Task description:
Your task is to output the listing word for word, with pictures excluded.

**** Data

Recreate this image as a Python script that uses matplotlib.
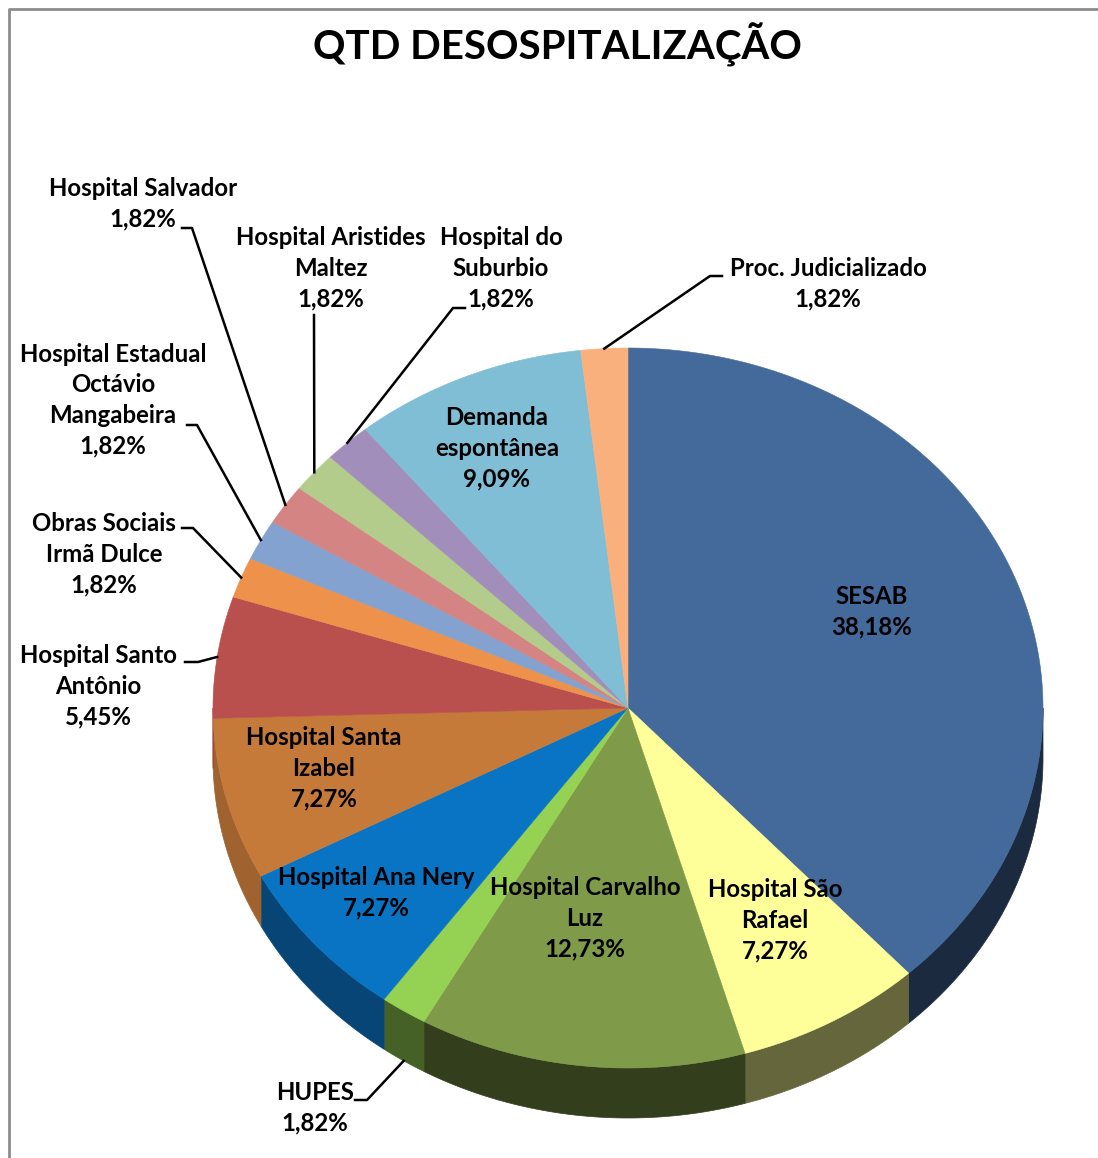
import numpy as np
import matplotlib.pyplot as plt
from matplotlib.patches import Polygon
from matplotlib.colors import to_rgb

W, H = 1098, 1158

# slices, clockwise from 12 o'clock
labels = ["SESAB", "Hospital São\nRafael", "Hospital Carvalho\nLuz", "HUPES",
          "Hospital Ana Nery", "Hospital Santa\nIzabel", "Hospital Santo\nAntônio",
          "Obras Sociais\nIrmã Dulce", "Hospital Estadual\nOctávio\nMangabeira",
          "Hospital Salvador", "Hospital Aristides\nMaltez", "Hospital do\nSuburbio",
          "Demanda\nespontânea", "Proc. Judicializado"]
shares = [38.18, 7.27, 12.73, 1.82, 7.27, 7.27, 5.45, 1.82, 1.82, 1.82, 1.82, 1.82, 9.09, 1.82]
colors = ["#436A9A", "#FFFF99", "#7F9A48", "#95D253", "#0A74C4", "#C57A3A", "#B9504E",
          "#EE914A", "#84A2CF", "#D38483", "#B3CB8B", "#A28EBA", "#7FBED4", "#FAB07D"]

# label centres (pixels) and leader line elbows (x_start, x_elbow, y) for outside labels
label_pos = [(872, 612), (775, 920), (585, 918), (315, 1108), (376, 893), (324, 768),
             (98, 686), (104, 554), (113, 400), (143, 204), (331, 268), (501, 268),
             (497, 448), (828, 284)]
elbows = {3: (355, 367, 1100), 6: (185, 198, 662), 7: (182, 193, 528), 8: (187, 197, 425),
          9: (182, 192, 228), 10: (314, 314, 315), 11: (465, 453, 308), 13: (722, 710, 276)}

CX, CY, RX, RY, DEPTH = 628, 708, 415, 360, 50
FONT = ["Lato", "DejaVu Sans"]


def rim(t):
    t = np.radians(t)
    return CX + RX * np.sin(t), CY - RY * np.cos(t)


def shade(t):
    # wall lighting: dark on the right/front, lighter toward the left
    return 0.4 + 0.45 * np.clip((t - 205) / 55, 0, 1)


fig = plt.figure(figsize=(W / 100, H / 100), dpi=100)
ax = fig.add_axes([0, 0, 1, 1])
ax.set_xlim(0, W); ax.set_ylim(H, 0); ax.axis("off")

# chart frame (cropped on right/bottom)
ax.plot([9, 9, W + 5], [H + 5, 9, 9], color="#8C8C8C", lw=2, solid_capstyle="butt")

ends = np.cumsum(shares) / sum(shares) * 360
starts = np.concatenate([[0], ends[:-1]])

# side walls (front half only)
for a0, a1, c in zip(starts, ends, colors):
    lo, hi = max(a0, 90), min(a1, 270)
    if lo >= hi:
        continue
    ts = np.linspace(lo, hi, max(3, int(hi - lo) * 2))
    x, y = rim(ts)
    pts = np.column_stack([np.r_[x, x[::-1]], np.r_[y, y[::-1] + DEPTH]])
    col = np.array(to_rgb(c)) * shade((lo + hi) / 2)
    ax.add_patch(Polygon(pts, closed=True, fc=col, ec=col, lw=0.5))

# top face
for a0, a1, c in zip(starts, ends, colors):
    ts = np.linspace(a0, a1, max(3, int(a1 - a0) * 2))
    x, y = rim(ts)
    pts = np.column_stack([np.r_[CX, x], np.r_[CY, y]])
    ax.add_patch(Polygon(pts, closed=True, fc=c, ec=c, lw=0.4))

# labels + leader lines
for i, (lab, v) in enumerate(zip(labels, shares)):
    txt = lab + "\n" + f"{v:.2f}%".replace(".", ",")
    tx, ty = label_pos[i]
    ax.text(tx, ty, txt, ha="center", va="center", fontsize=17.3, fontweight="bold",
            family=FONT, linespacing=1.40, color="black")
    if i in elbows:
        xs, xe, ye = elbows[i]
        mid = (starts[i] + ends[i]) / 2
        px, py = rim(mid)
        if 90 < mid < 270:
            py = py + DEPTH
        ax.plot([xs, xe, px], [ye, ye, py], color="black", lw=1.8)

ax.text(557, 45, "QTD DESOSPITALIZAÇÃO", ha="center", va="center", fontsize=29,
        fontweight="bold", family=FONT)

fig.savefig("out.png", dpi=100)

********

Solution:
Recreate this image as a Python script that uses matplotlib.
import numpy as np
import matplotlib.pyplot as plt
from matplotlib.patches import Polygon
from matplotlib.colors import to_rgb

W, H = 1098, 1158

# slices, clockwise from 12 o'clock
labels = ["SESAB", "Hospital São\nRafael", "Hospital Carvalho\nLuz", "HUPES",
          "Hospital Ana Nery", "Hospital Santa\nIzabel", "Hospital Santo\nAntônio",
          "Obras Sociais\nIrmã Dulce", "Hospital Estadual\nOctávio\nMangabeira",
          "Hospital Salvador", "Hospital Aristides\nMaltez", "Hospital do\nSuburbio",
          "Demanda\nespontânea", "Proc. Judicializado"]
shares = [38.18, 7.27, 12.73, 1.82, 7.27, 7.27, 5.45, 1.82, 1.82, 1.82, 1.82, 1.82, 9.09, 1.82]
colors = ["#436A9A", "#FFFF99", "#7F9A48", "#95D253", "#0A74C4", "#C57A3A", "#B9504E",
          "#EE914A", "#84A2CF", "#D38483", "#B3CB8B", "#A28EBA", "#7FBED4", "#FAB07D"]

# label centres (pixels) and leader line elbows (x_start, x_elbow, y) for outside labels
label_pos = [(872, 612), (775, 920), (585, 918), (315, 1108), (376, 893), (324, 768),
             (98, 686), (104, 554), (113, 400), (143, 204), (331, 268), (501, 268),
             (497, 448), (828, 284)]
elbows = {3: (355, 367, 1100), 6: (185, 198, 662), 7: (182, 193, 528), 8: (187, 197, 425),
          9: (182, 192, 228), 10: (314, 314, 315), 11: (465, 453, 308), 13: (722, 710, 276)}

CX, CY, RX, RY, DEPTH = 628, 708, 415, 360, 50
FONT = ["Lato", "DejaVu Sans"]


def rim(t):
    t = np.radians(t)
    return CX + RX * np.sin(t), CY - RY * np.cos(t)


def shade(t):
    # wall lighting: dark on the right/front, lighter toward the left
    return 0.4 + 0.45 * np.clip((t - 205) / 55, 0, 1)


fig = plt.figure(figsize=(W / 100, H / 100), dpi=100)
ax = fig.add_axes([0, 0, 1, 1])
ax.set_xlim(0, W); ax.set_ylim(H, 0); ax.axis("off")

# chart frame (cropped on right/bottom)
ax.plot([9, 9, W + 5], [H + 5, 9, 9], color="#8C8C8C", lw=2, solid_capstyle="butt")

ends = np.cumsum(shares) / sum(shares) * 360
starts = np.concatenate([[0], ends[:-1]])

# side walls (front half only)
for a0, a1, c in zip(starts, ends, colors):
    lo, hi = max(a0, 90), min(a1, 270)
    if lo >= hi:
        continue
    ts = np.linspace(lo, hi, max(3, int(hi - lo) * 2))
    x, y = rim(ts)
    pts = np.column_stack([np.r_[x, x[::-1]], np.r_[y, y[::-1] + DEPTH]])
    col = np.array(to_rgb(c)) * shade((lo + hi) / 2)
    ax.add_patch(Polygon(pts, closed=True, fc=col, ec=col, lw=0.5))

# top face
for a0, a1, c in zip(starts, ends, colors):
    ts = np.linspace(a0, a1, max(3, int(a1 - a0) * 2))
    x, y = rim(ts)
    pts = np.column_stack([np.r_[CX, x], np.r_[CY, y]])
    ax.add_patch(Polygon(pts, closed=True, fc=c, ec=c, lw=0.4))

# labels + leader lines
for i, (lab, v) in enumerate(zip(labels, shares)):
    txt = lab + "\n" + f"{v:.2f}%".replace(".", ",")
    tx, ty = label_pos[i]
    ax.text(tx, ty, txt, ha="center", va="center", fontsize=17.3, fontweight="bold",
            family=FONT, linespacing=1.40, color="black")
    if i in elbows:
        xs, xe, ye = elbows[i]
        mid = (starts[i] + ends[i]) / 2
        px, py = rim(mid)
        if 90 < mid < 270:
            py = py + DEPTH
        ax.plot([xs, xe, px], [ye, ye, py], color="black", lw=1.8)

ax.text(557, 45, "QTD DESOSPITALIZAÇÃO", ha="center", va="center", fontsize=29,
        fontweight="bold", family=FONT)

fig.savefig("out.png", dpi=100)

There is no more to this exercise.